If Pittsburgh's per capita income continues to increase in the coming years, that's more important than population growth, says Don Carter, who heads the Remaking Cities Institute at Carnegie Mellon University.
Pittsburgh is a "wealth builder" city like Milwaukee or St. Louis, rather than a "population magnet," like Phoenix, Las Vegas or Orlando, Fla. Because Pittsburgh has a stable population and a diverse economy -- from railroad companies to Google and Microsoft -- it protects us from the congestion, crime, and boom-and-bust cycles experienced by high-growth cities.
What about those things that are culturally indispensable? Will the Andy Warhol Museum continue to be a central signifier of the city's newfound "cool" persona?
"We'll still be pushing people's buttons and act as a change agent for our beloved city," declares the museum's director, Eric Shiner. And while the Pittsburgh Symphony Orchestra, along with other legacy cultural organizations, struggle to balance budgets, in 2011 Pittsburgh's arts revenue finally crept above the national average, according to PittsburghTODAY.

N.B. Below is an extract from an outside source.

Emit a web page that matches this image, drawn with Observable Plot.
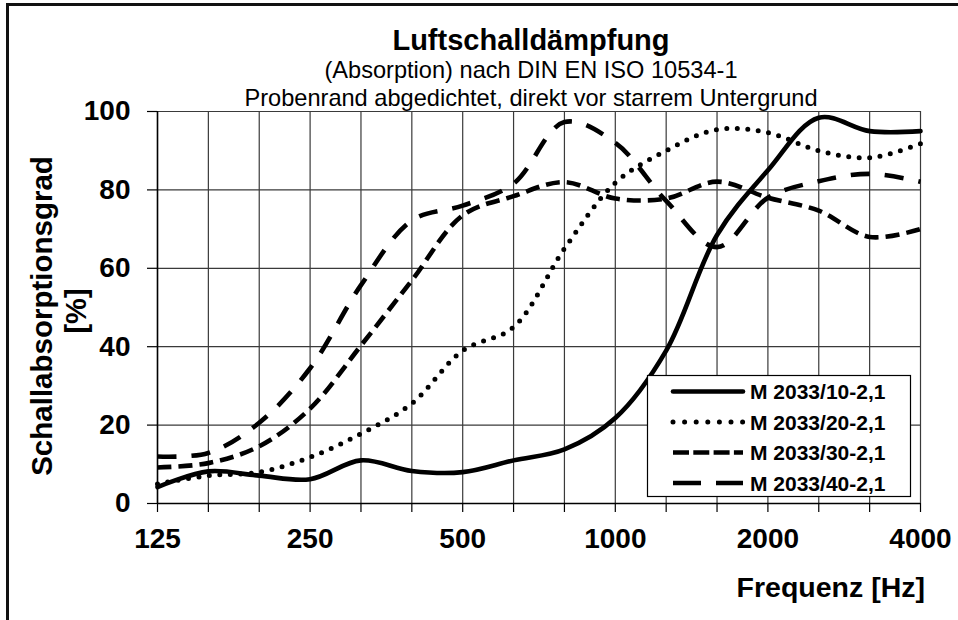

Overall, though, our economic health in 2043 will require vigilance, says Harold Miller, of Future Strategies, a business and management consulting firm.
The region's economy was almost entirely dependent on the steel industry, and while he doesn't think we'll make that mistake again, "I keep observing that we are once again becoming pretty concentrated in certain areas -- health care, finance and company headquarters," at the expense of entrepreneurial diversity.
Allegheny County Executive Rich Fitzgerald begs to differ. Dozens of entrepreneurial companies are here now "and natural gas drilling will transform things in a way we're only scratching the surface on today," he says, bringing wealth to the region for decades to come.
It's Mr. Fitzgerald's job to be an optimist, and perhaps Mr. Miller's to be a pessimist, especially when asked this question: What are the chances that a decent, citywide mass transit system -- comparable to those in the world's great cities -- would exist in 2043?
"Zero," says Mr. Miller, noting that most of the largest underground systems were built in the 19th century, when labor was cheap. Such a project would be prohibitively expensive today, and if anything, Pittsburgh's difficult terrain makes a bus line transit system more feasible.
On that question, the two agree. No more digging, but in 30 years, Mr. Fitzgerald says, "we'll have a multi-county transit agency. You are going to have a bus rapid transit system that links Downtown with Oakland, and that will be within the next five years."
Actually, the past five years -- which saw a large influx of young people, the first real surge since the dark days of 1983 -- may be the best indicator of how we'll be doing, Mr. Fitzgerald says. They'll bring change while adapting to the city's enduring values of hard work and community.
In short, Pittsburgh in 2043 will still be Pittsburgh -- only different.